The CMA agrees. Mandating compliance with the playbook would mean improved infrastructure delivery, wider adoption of industry best practice, and better project outturns.
Governments should publish a comprehensive implementation plan for how they will support and ensure compliance and monitor and report on it in the future.
Improving productivity
The CMA has highlighted that poor productivity and a reluctance to innovate can affect delivery.
The ICE and the Department for Transport are sponsoring the British Standards Institute to produce a publicly available specification on improving productivity in infrastructure development and delivery (PAS 4010).
This PAS will be out for public consultation soon.
Standardisation
Standardised and streamlined procurement, regulation and regulatory approvals, and contracting are key themes in the final recommendations.
Governments should determine and mandate a limited set of standard designs for certain common elements of road and rail infrastructure, like bridges or gantries.
This would help to build assets cost-efficiently and reduce scope for over-specification.
For the industry, the report’s recommendations also include an improved approach to risk allocation.
The CMA says that procuring authorities should review the overuse of Z clauses in NEC contracts, which can lead to inefficient risk allocation across the supply chain. Standardising their use would be a step forward for the industry.
The ICE’s role
The ICE welcomes the CMA’s market study. Serving society means being honest about where the industry could improve.

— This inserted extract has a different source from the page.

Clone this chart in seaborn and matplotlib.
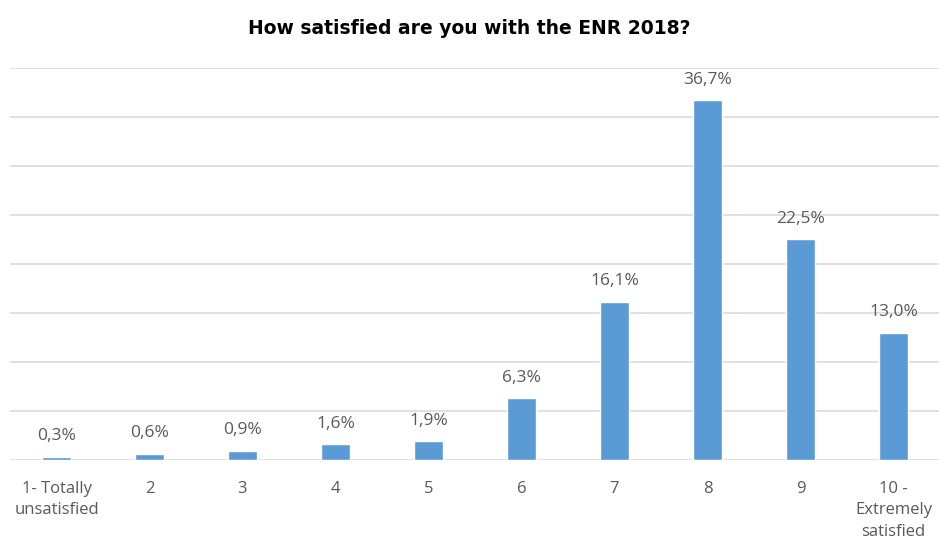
import numpy as np
import pandas as pd
import seaborn as sns
import matplotlib.pyplot as plt

categories = ["1- Totally\nunsatisfied", "2", "3", "4", "5", "6", "7", "8", "9",
              "10 -\nExtremely\nsatisfied"]
values = [0.3, 0.6, 0.9, 1.6, 1.9, 6.3, 16.1, 36.7, 22.5, 13.0]

df = pd.DataFrame({"score": categories, "pct": values})

sns.set_theme(style="white")
plt.rcParams["font.family"] = ["Open Sans", "DejaVu Sans"]

fig = plt.figure(figsize=(9.39, 5.45), dpi=100)
ax = fig.add_axes([10 / 939, 85 / 545, 930 / 939, 392 / 545])

sns.barplot(data=df, x="score", y="pct", color="#5B9BD5", saturation=1,
            width=0.32, ax=ax, zorder=3)

ax.set_ylim(0, 40)
ax.set_xlim(-0.5, 9.5)
ax.set_yticks(np.arange(0, 41, 5))
ax.yaxis.grid(True, color="#D9D9D9", linewidth=1.1, zorder=0)
ax.set_axisbelow(True)
ax.tick_params(axis="y", left=False, labelleft=False)
ax.tick_params(axis="x", bottom=False, labelsize=12, labelcolor="#595959", pad=9)
for lbl in ax.get_xticklabels():
    lbl.set_verticalalignment("top")
    lbl.set_linespacing(1.45)
for s in ax.spines.values():
    s.set_visible(False)
ax.set_xlabel("")
ax.set_ylabel("")

for i, v in enumerate(values):
    ax.text(i, v + 1.3, f"{v:.1f}%".replace(".", ","), ha="center", va="bottom",
            fontsize=12.5, color="#595959")

fig.suptitle("How satisfied are you with the ENR 2018?", y=0.965,
             fontsize=13.5, fontweight="bold", color="black",
             family=["DejaVu Sans"])

fig.savefig("out.png", dpi=100)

While the market study only applies to road and rail, there is plenty in it that could be applied across other types of public infrastructure.
As the professional body for civil and infrastructure engineers, the ICE has been feeding its members’ insight into the CMA study.
This has included appointing an ICE Policy Fellow to the CMA’s sector advisory panel, a formal response following the release of the interim report, and a roundtable with senior infrastructure leaders.
It’s now up to the government to respond to the CMA’s comprehensive recommendations and enact these changes. The ICE will continue to engage with decision makers throughout this process.